VSS does this by using VSS writers, which are application-specific and enabled by the applications themselves. The Windows operating system itself has several VSS writers that it uses to enable VSS snapshots for Windows components.
The Azure VMs I was experiencing this issue with were an Exchange Server 2016 hybrid server and a server with an application leveraging SQL Server, both of which have their own VSS writers. Sure enough, using an elevated command prompt, I ran the command vssadmin list writers and it came back indicating that there were writers in a failed or erroneous state (basically anything not in the "stable" state).
For each VSS writer that was not in the stable state, I restarted the underlying service and that was able to restore the VSS writer. After doing this, running vssadmin list writers showed all writers in a stable state.

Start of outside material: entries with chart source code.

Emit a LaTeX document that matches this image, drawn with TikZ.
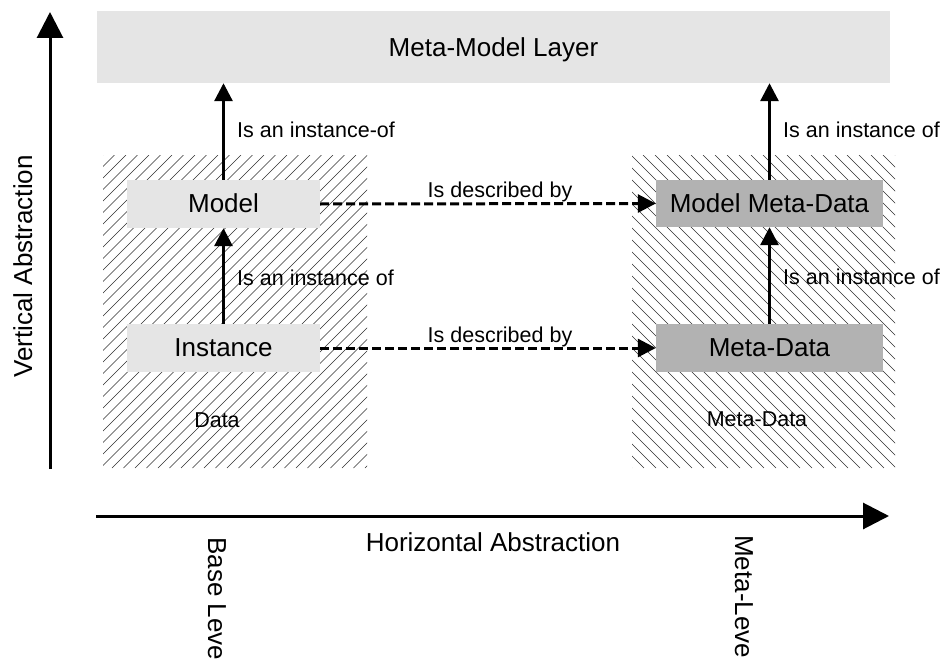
\documentclass[tikz,border=0pt]{standalone}
\usepackage{fontspec}
\setmainfont{Liberation Sans}
\usetikzlibrary{arrows.meta}
\definecolor{lightbox}{HTML}{E5E5E5}
\definecolor{darkbox}{HTML}{B2B2B2}
\definecolor{hatchcol}{HTML}{303030}
\newcommand{\bigfont}{\fontsize{26}{30}\selectfont}
\newcommand{\lblfont}{\fontsize{21.5}{25}\selectfont}
\tikzset{
  boxnode/.style={inner sep=0pt, text height=17pt, text depth=0pt, font=\bigfont},
  lightnode/.style={boxnode, fill=lightbox},
  darknode/.style={boxnode, fill=darkbox},
  lbl/.style={inner sep=0pt, font=\lblfont},
  axislbl/.style={inner sep=0pt, font=\bigfont},
  instarrow/.style={line width=3pt, -{Triangle[width=18pt,length=18pt]}},
  descarrow/.style={line width=3pt, dash pattern=on 9pt off 4pt, -{Triangle[width=18pt,length=18pt]}},
  axisarrow/.style={line width=3pt, -{Triangle[width=26pt,length=26pt]}},
  hatchline/.style={hatchcol, line width=0.6pt}
}
\begin{document}
\begin{tikzpicture}[x=1pt,y=-1pt]
\useasboundingbox (0,0) rectangle (940,661);
% hatched regions
\begin{scope}
  \clip (103,155) rectangle (367,468);
  \foreach \a in {-210,-198.5,...,370} {
    \draw[hatchline] (\a,468) -- (\a+313,155);
  }
\end{scope}
\begin{scope}
  \clip (632,155) rectangle (895,468);
  \foreach \a in {319,331,...,900} {
    \draw[hatchline] (\a,155) -- (\a+313,468);
  }
\end{scope}
% boxes
\node[lightnode, minimum width=793pt, minimum height=72pt, text height=20pt] (top) at (493.5,47) {Meta-Model Layer};
\node[lightnode, minimum width=193pt, minimum height=48pt] (model) at (223.5,204) {Model};
\node[lightnode, minimum width=193pt, minimum height=48pt] (inst) at (223.5,348) {Instance};
\node[darknode, minimum width=227pt, minimum height=47pt] (mmd) at (769.5,203.5) {Model Meta-Data};
\node[darknode, minimum width=227pt, minimum height=48pt] (md) at (769.5,348) {Meta-Data};
% connectors
\draw[instarrow] (inst) -- (model);
\draw[instarrow] (model) -- (model.north |- top.south);
\draw[instarrow] (md) -- (mmd);
\draw[instarrow] (mmd) -- (mmd.north |- top.south);
\draw[descarrow] (model.east) -- (mmd.west);
\draw[descarrow] (inst.east) -- (md.west);
% labels
\node[lbl, anchor=base west] (l1) at (237,137) {Is an instance-of};
\node[lbl, anchor=base west] (l2) at (783,137) {Is an instance of};
\node[lbl, anchor=base west] (l3) at (237,285) {Is an instance of};
\node[lbl, anchor=base west] (l4) at (783,284) {Is an instance of};
\node[lbl, anchor=base] (l5) at (500,197) {Is described by};
\node[lbl, anchor=base] (l6) at (500,342) {Is described by};
\node[lbl, anchor=base] (l7) at (217,427) {Data};
\node[lbl, anchor=base] (l8) at (757,426) {Meta-Data};
% axes
\coordinate (vbot) at (50,469);
\coordinate (vtop) at (50,12);
\coordinate (hleft) at (96,516);
\coordinate (hright) at (889,516);
\draw[axisarrow] (vbot) -- (vtop);
\draw[axisarrow] (hleft) -- (hright);
\node[axislbl, rotate=90, anchor=base] (va) at (32,266.5) {Vertical Abstraction};
\node[axislbl, anchor=base] (ha) at (493,551) {Horizontal Abstraction};
\node[axislbl, rotate=-90, anchor=base west] (bl) at (208,537) {Base Leve};
\node[axislbl, rotate=-90, anchor=base west] (ml) at (735,535) {Meta-Leve};
\end{tikzpicture}
\end{document}
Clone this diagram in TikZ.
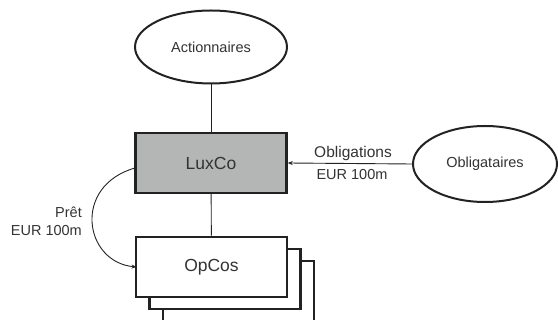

Once all writers were stable, I ran C:\Program Files (x86)\Microsoft Azure Site Recovery\Agent\vacp -systemlevel from the command prompt to have the ASR agent complete an app-consistent recovery point.
This enabled ASR to complete a successful app-consistent snapshot for the effected VMs, but what I noticed on my Exchange Server VM, after a day the issue returned. Therefore this process is not necessary a full fix but can help fix ASR when there are intermittent VSS writer issues.
So ultimately, the issue I need to troubleshoot is not ASR but rather why other VSS writers on my VM are not maintaining a stable state.
In working with Microsoft, they were able to provide a modified ASR agent executable that ignored the states of the other VSS writers by "allowing VACP to take another writer replacing the one that is preventing the creation of the app-consistent snapshot." (explanation given my Microsoft)
They also indicated that this should not have any adverse affects on the quality of the app-consistent snapshot by ASR, so if you cannot figure out why the erroneous VSS writer is occurring, this could also be an option by contacting Microsoft.